De landweg naar Julias ligt nader bij de Jordaan. Het is hier
eenzaam640.
640 Jezus gaat wandelen aan de voet van het gebergte, versta op de laagste
heuvelhellingen bij de vlakte Batihah.
K. duidt de hoofdkenmerken van de vlakte aan. Zij die daar lijdend en
weerloos op haar smartbed ligt, zij die er te voren nooit heeft over gelezen,
beschrijft Palestina en elk deel van het land met verbazende
nauwkeurigheid; wij zagen dit tot nog toe; wij zullen het verder nog zien en
uit onderhavige passage blijkt het eveneens.

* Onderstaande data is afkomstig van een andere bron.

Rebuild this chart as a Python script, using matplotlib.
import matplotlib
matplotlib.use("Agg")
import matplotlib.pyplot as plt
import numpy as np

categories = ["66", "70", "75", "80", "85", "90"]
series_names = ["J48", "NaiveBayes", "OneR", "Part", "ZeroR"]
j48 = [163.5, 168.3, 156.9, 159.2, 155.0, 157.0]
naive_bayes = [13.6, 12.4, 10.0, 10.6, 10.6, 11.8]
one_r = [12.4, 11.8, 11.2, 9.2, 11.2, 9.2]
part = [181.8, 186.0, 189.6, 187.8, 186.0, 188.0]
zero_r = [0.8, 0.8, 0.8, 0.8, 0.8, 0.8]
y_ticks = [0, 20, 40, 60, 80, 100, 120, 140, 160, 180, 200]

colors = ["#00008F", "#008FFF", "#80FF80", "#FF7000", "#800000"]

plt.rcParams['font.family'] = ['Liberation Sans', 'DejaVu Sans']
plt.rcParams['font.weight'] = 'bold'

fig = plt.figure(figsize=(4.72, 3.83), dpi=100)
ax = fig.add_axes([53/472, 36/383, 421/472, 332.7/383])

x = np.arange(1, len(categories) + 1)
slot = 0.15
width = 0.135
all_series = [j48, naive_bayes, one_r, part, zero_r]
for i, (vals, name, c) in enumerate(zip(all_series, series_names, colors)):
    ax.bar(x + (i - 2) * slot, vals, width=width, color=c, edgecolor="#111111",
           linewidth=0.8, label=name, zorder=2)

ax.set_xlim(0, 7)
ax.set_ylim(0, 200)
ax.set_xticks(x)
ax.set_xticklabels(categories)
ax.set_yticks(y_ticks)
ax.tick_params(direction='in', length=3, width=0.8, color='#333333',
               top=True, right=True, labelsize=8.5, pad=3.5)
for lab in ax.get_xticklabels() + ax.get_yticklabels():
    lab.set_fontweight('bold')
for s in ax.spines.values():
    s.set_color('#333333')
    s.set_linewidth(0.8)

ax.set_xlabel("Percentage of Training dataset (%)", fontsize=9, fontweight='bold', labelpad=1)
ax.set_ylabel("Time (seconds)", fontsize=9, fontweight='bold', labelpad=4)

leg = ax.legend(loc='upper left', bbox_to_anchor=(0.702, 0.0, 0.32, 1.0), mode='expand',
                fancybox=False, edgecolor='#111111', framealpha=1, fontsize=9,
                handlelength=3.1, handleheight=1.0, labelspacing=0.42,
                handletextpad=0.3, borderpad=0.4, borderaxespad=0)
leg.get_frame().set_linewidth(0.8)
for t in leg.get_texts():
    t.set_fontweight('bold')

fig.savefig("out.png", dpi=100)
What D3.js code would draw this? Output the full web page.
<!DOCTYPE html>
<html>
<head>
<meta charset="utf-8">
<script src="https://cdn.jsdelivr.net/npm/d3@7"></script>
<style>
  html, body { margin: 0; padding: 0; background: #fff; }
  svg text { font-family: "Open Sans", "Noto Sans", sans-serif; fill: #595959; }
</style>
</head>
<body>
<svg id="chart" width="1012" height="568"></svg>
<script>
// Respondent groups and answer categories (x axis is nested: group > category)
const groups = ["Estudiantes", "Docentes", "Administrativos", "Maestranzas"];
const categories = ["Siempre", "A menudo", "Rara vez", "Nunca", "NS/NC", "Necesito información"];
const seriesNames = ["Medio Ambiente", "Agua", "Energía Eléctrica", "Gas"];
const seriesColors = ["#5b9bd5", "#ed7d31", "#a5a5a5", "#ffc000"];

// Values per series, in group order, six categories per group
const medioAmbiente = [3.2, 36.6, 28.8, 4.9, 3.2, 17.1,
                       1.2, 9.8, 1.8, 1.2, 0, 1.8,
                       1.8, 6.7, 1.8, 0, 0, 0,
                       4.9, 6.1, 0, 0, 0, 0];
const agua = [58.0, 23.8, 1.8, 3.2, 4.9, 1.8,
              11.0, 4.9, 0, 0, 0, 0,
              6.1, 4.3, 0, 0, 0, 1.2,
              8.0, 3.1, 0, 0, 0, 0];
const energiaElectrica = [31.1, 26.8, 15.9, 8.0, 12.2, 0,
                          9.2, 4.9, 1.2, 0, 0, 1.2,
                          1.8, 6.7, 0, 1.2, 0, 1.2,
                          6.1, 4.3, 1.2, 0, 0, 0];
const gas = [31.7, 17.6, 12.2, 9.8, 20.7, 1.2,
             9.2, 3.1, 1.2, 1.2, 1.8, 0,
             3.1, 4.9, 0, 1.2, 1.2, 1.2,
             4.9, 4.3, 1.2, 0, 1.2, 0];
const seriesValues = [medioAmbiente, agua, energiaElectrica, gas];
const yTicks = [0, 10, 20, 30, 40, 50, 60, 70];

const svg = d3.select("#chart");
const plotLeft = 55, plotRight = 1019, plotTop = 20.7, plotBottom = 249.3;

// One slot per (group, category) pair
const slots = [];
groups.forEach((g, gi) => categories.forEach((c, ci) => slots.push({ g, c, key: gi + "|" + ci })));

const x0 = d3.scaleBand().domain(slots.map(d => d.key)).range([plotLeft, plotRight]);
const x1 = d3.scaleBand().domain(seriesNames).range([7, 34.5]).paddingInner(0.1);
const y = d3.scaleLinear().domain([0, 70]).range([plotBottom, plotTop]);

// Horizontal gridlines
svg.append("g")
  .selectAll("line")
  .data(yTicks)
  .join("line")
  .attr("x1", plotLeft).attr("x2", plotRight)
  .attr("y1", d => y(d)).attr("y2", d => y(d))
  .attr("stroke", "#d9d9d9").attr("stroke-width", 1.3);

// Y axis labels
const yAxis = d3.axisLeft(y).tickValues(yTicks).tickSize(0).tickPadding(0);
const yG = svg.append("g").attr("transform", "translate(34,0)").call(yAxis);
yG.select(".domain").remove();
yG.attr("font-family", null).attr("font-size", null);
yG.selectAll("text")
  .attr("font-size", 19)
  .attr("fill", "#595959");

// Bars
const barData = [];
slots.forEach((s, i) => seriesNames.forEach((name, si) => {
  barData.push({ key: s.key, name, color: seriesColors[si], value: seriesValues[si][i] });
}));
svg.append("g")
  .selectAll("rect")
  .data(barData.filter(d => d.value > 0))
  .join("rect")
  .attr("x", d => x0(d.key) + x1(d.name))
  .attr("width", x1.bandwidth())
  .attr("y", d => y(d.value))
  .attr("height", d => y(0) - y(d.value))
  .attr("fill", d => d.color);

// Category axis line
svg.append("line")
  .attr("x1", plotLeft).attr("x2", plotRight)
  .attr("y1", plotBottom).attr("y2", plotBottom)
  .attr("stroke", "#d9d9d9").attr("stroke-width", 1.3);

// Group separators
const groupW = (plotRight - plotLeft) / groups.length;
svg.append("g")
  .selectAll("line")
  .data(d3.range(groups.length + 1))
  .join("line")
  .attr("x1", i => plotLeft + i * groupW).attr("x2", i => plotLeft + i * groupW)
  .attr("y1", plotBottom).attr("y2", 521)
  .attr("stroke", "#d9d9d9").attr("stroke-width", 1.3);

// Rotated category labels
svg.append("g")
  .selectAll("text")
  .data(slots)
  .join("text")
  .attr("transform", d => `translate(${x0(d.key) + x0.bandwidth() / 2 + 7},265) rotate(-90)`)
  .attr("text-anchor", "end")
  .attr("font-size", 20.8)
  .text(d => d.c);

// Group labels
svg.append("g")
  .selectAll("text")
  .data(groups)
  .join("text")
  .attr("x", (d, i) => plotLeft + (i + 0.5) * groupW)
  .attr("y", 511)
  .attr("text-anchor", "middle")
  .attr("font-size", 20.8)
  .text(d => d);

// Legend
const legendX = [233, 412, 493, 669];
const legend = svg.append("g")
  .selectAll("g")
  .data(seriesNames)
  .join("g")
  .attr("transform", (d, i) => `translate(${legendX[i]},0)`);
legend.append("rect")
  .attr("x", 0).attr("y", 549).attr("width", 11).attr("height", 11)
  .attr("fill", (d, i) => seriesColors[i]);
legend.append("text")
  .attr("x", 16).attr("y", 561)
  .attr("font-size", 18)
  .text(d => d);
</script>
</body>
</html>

Hoe de aangegeven hoofdkenmerken ook hier juist zijn, is gemakkelijk aan
te tonen met de volgende getuigenissen.
We zegden over deze vlakte al iets in fasc. fasc. 8, deel ‘Palestina’, (E. De
vlakten van West-Palestina, VI. De Jordaanvallei); het volgende echter is
van groter belang.
K. legt de nadruk op de vruchtbaarheid, het eenzaam uitzicht, de menigte
vogelen en talrijke dieren. De waarheid over de vlakte Batihah is deze: “In
geheel die vlakte die bij Betsaïda-Julias begint en zich in het oosten 2 uren
ver tot de oostelijke heuvels uitstrekt en van noord naar zuid 6 à 7 km lang
is, vindt men geen enkele plaats, waaraan men de naam woestijn zou
kunnen geven; ze is geheel vlak, zonder hoogte, heuvel of berg; ze wordt
besproeid door drie bestendige, waterrijke rivieren, door een paar mindere
beken en door een kanaal dat van de Jordaan afgeleid is; ze is van een
sprookjesachtige vruchtbaarheid, waarin ze de vlakte Gennezaret nog
overtreft. In Jezus’ tijd was er vast en zeker geen duimbreed stukje grond
dat onbebouwd bleef.” (Guide, 287-288).
Ook vindt men er nabij het noordelijk gebergte in een beperkte omtrek ten
minste drie waterrijke bronnen:
-
de Aïn Musmar,
-
Aqel en
-
Oemm el-Ledjah.
Deze vlakte is een verbreding van de Jordaanvallei, maakt er dus deel van
uit. In haar gehele lengte is deze vallei een paradijs van kleurrijke vogelen:
kollibri’s, kormorans, flamingo's, waterhoenen, eenden, wilde ganzen,
pelikanen, patrijzen, kwakkels, nachtegalen. Een 16-tal soorten zijn eigen
aan de Jordaanvallei. De 380 overige soorten vindt men ook elders in
Palestina (Guide bleu, 222; D.B. Jourdain, k. 1738).
De diersoorten die men er hoofdzakelijk aantreft zijn reeds genoemd in fasc.
14, nr. 481, voetnoot 229: jakhalzen, vossen, wilde zwijnen, hyena’s,
luipaarden, panters, serpenten, schorpioenen, enz.